====== Data ======

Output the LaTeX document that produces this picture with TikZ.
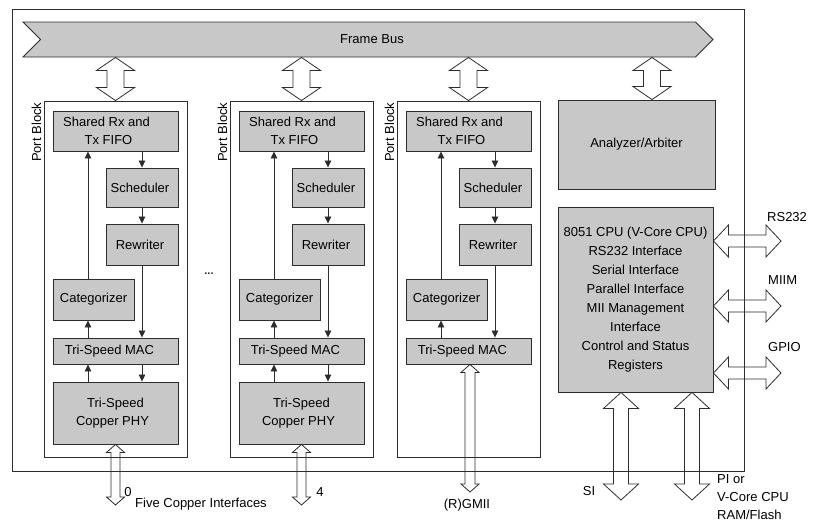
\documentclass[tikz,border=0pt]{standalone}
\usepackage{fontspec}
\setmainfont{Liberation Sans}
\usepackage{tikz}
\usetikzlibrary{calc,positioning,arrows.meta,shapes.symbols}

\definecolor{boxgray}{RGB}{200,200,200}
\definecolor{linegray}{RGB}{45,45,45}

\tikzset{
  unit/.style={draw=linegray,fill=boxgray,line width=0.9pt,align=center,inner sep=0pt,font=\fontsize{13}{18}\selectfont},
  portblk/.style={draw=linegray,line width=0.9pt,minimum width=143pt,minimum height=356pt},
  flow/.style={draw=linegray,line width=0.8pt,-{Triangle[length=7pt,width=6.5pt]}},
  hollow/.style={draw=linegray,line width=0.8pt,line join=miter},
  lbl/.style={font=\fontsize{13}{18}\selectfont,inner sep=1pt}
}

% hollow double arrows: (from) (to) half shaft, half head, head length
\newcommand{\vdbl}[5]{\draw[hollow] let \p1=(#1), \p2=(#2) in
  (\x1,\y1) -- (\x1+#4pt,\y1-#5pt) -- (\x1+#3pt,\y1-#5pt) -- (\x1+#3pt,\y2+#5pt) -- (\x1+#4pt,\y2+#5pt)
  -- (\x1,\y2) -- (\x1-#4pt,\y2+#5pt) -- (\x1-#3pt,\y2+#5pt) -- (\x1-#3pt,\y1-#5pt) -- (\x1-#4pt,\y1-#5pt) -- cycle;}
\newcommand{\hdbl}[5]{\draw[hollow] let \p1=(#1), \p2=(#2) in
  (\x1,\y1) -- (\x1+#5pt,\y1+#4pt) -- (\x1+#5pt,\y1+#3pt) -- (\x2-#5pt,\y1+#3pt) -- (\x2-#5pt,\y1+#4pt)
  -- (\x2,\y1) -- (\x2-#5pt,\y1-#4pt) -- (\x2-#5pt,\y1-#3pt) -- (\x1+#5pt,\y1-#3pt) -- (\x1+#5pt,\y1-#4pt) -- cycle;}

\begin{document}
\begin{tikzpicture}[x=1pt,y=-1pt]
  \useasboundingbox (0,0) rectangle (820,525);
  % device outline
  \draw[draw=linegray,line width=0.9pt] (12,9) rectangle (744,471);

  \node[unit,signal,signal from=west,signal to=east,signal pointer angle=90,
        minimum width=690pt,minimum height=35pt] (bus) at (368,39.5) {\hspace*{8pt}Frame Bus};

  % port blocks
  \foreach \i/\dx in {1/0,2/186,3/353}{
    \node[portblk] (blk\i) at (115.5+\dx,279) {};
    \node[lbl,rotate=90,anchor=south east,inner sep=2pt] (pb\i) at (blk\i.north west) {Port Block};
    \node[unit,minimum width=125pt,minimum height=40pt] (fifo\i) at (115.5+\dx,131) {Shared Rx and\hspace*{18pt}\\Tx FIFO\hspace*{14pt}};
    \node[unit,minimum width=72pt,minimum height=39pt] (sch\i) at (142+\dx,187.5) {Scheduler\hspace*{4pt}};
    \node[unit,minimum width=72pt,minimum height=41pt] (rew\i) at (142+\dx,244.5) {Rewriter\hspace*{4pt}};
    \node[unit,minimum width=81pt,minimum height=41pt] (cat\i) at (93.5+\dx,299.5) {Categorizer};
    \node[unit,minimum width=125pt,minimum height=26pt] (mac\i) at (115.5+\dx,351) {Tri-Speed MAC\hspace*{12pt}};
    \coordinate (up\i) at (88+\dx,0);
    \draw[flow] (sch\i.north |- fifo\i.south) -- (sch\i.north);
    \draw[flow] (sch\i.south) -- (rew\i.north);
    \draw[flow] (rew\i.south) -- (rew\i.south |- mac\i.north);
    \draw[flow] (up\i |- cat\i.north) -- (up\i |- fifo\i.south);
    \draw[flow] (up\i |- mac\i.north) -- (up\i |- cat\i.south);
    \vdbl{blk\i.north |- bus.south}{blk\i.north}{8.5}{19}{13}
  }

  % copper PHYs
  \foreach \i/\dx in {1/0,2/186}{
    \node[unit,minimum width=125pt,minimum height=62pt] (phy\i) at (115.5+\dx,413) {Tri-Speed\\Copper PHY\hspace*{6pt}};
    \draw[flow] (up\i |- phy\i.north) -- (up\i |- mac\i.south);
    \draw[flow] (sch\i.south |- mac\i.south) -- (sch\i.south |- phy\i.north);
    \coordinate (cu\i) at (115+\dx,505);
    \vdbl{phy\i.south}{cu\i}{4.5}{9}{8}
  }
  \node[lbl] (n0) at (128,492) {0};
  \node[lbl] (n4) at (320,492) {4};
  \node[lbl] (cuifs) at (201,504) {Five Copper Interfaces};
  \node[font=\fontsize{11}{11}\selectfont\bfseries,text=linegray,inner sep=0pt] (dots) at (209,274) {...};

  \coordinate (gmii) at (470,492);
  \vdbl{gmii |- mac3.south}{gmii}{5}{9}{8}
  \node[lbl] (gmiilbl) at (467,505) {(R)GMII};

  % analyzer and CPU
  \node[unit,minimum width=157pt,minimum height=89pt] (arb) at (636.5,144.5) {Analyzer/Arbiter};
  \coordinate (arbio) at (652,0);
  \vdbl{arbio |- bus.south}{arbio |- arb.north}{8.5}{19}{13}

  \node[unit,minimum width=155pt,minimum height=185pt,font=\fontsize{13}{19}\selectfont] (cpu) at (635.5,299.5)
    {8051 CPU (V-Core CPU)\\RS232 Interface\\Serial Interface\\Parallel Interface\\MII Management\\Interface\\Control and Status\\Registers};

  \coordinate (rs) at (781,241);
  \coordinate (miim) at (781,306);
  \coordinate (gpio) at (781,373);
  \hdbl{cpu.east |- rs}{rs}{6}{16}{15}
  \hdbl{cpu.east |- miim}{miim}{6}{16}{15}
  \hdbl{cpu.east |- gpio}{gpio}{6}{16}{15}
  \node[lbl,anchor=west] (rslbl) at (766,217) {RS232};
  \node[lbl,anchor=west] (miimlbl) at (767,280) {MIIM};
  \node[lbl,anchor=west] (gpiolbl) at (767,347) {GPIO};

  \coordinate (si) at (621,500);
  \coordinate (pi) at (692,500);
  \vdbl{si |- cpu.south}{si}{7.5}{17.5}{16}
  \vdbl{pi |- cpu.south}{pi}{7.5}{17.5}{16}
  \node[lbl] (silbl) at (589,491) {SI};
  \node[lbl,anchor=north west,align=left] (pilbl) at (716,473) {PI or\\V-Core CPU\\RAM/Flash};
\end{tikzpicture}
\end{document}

======

* **Problem requirements**: Repeat the data in full and exactly. Omit pictures.

* **Answer to the exercise**:
Output the LaTeX document that produces this picture with TikZ.
\documentclass[tikz,border=0pt]{standalone}
\usepackage{fontspec}
\setmainfont{Liberation Sans}
\usepackage{tikz}
\usetikzlibrary{calc,positioning,arrows.meta,shapes.symbols}

\definecolor{boxgray}{RGB}{200,200,200}
\definecolor{linegray}{RGB}{45,45,45}

\tikzset{
  unit/.style={draw=linegray,fill=boxgray,line width=0.9pt,align=center,inner sep=0pt,font=\fontsize{13}{18}\selectfont},
  portblk/.style={draw=linegray,line width=0.9pt,minimum width=143pt,minimum height=356pt},
  flow/.style={draw=linegray,line width=0.8pt,-{Triangle[length=7pt,width=6.5pt]}},
  hollow/.style={draw=linegray,line width=0.8pt,line join=miter},
  lbl/.style={font=\fontsize{13}{18}\selectfont,inner sep=1pt}
}

% hollow double arrows: (from) (to) half shaft, half head, head length
\newcommand{\vdbl}[5]{\draw[hollow] let \p1=(#1), \p2=(#2) in
  (\x1,\y1) -- (\x1+#4pt,\y1-#5pt) -- (\x1+#3pt,\y1-#5pt) -- (\x1+#3pt,\y2+#5pt) -- (\x1+#4pt,\y2+#5pt)
  -- (\x1,\y2) -- (\x1-#4pt,\y2+#5pt) -- (\x1-#3pt,\y2+#5pt) -- (\x1-#3pt,\y1-#5pt) -- (\x1-#4pt,\y1-#5pt) -- cycle;}
\newcommand{\hdbl}[5]{\draw[hollow] let \p1=(#1), \p2=(#2) in
  (\x1,\y1) -- (\x1+#5pt,\y1+#4pt) -- (\x1+#5pt,\y1+#3pt) -- (\x2-#5pt,\y1+#3pt) -- (\x2-#5pt,\y1+#4pt)
  -- (\x2,\y1) -- (\x2-#5pt,\y1-#4pt) -- (\x2-#5pt,\y1-#3pt) -- (\x1+#5pt,\y1-#3pt) -- (\x1+#5pt,\y1-#4pt) -- cycle;}

\begin{document}
\begin{tikzpicture}[x=1pt,y=-1pt]
  \useasboundingbox (0,0) rectangle (820,525);
  % device outline
  \draw[draw=linegray,line width=0.9pt] (12,9) rectangle (744,471);

  \node[unit,signal,signal from=west,signal to=east,signal pointer angle=90,
        minimum width=690pt,minimum height=35pt] (bus) at (368,39.5) {\hspace*{8pt}Frame Bus};

  % port blocks
  \foreach \i/\dx in {1/0,2/186,3/353}{
    \node[portblk] (blk\i) at (115.5+\dx,279) {};
    \node[lbl,rotate=90,anchor=south east,inner sep=2pt] (pb\i) at (blk\i.north west) {Port Block};
    \node[unit,minimum width=125pt,minimum height=40pt] (fifo\i) at (115.5+\dx,131) {Shared Rx and\hspace*{18pt}\\Tx FIFO\hspace*{14pt}};
    \node[unit,minimum width=72pt,minimum height=39pt] (sch\i) at (142+\dx,187.5) {Scheduler\hspace*{4pt}};
    \node[unit,minimum width=72pt,minimum height=41pt] (rew\i) at (142+\dx,244.5) {Rewriter\hspace*{4pt}};
    \node[unit,minimum width=81pt,minimum height=41pt] (cat\i) at (93.5+\dx,299.5) {Categorizer};
    \node[unit,minimum width=125pt,minimum height=26pt] (mac\i) at (115.5+\dx,351) {Tri-Speed MAC\hspace*{12pt}};
    \coordinate (up\i) at (88+\dx,0);
    \draw[flow] (sch\i.north |- fifo\i.south) -- (sch\i.north);
    \draw[flow] (sch\i.south) -- (rew\i.north);
    \draw[flow] (rew\i.south) -- (rew\i.south |- mac\i.north);
    \draw[flow] (up\i |- cat\i.north) -- (up\i |- fifo\i.south);
    \draw[flow] (up\i |- mac\i.north) -- (up\i |- cat\i.south);
    \vdbl{blk\i.north |- bus.south}{blk\i.north}{8.5}{19}{13}
  }

  % copper PHYs
  \foreach \i/\dx in {1/0,2/186}{
    \node[unit,minimum width=125pt,minimum height=62pt] (phy\i) at (115.5+\dx,413) {Tri-Speed\\Copper PHY\hspace*{6pt}};
    \draw[flow] (up\i |- phy\i.north) -- (up\i |- mac\i.south);
    \draw[flow] (sch\i.south |- mac\i.south) -- (sch\i.south |- phy\i.north);
    \coordinate (cu\i) at (115+\dx,505);
    \vdbl{phy\i.south}{cu\i}{4.5}{9}{8}
  }
  \node[lbl] (n0) at (128,492) {0};
  \node[lbl] (n4) at (320,492) {4};
  \node[lbl] (cuifs) at (201,504) {Five Copper Interfaces};
  \node[font=\fontsize{11}{11}\selectfont\bfseries,text=linegray,inner sep=0pt] (dots) at (209,274) {...};

  \coordinate (gmii) at (470,492);
  \vdbl{gmii |- mac3.south}{gmii}{5}{9}{8}
  \node[lbl] (gmiilbl) at (467,505) {(R)GMII};

  % analyzer and CPU
  \node[unit,minimum width=157pt,minimum height=89pt] (arb) at (636.5,144.5) {Analyzer/Arbiter};
  \coordinate (arbio) at (652,0);
  \vdbl{arbio |- bus.south}{arbio |- arb.north}{8.5}{19}{13}

  \node[unit,minimum width=155pt,minimum height=185pt,font=\fontsize{13}{19}\selectfont] (cpu) at (635.5,299.5)
    {8051 CPU (V-Core CPU)\\RS232 Interface\\Serial Interface\\Parallel Interface\\MII Management\\Interface\\Control and Status\\Registers};

  \coordinate (rs) at (781,241);
  \coordinate (miim) at (781,306);
  \coordinate (gpio) at (781,373);
  \hdbl{cpu.east |- rs}{rs}{6}{16}{15}
  \hdbl{cpu.east |- miim}{miim}{6}{16}{15}
  \hdbl{cpu.east |- gpio}{gpio}{6}{16}{15}
  \node[lbl,anchor=west] (rslbl) at (766,217) {RS232};
  \node[lbl,anchor=west] (miimlbl) at (767,280) {MIIM};
  \node[lbl,anchor=west] (gpiolbl) at (767,347) {GPIO};

  \coordinate (si) at (621,500);
  \coordinate (pi) at (692,500);
  \vdbl{si |- cpu.south}{si}{7.5}{17.5}{16}
  \vdbl{pi |- cpu.south}{pi}{7.5}{17.5}{16}
  \node[lbl] (silbl) at (589,491) {SI};
  \node[lbl,anchor=north west,align=left] (pilbl) at (716,473) {PI or\\V-Core CPU\\RAM/Flash};
\end{tikzpicture}
\end{document}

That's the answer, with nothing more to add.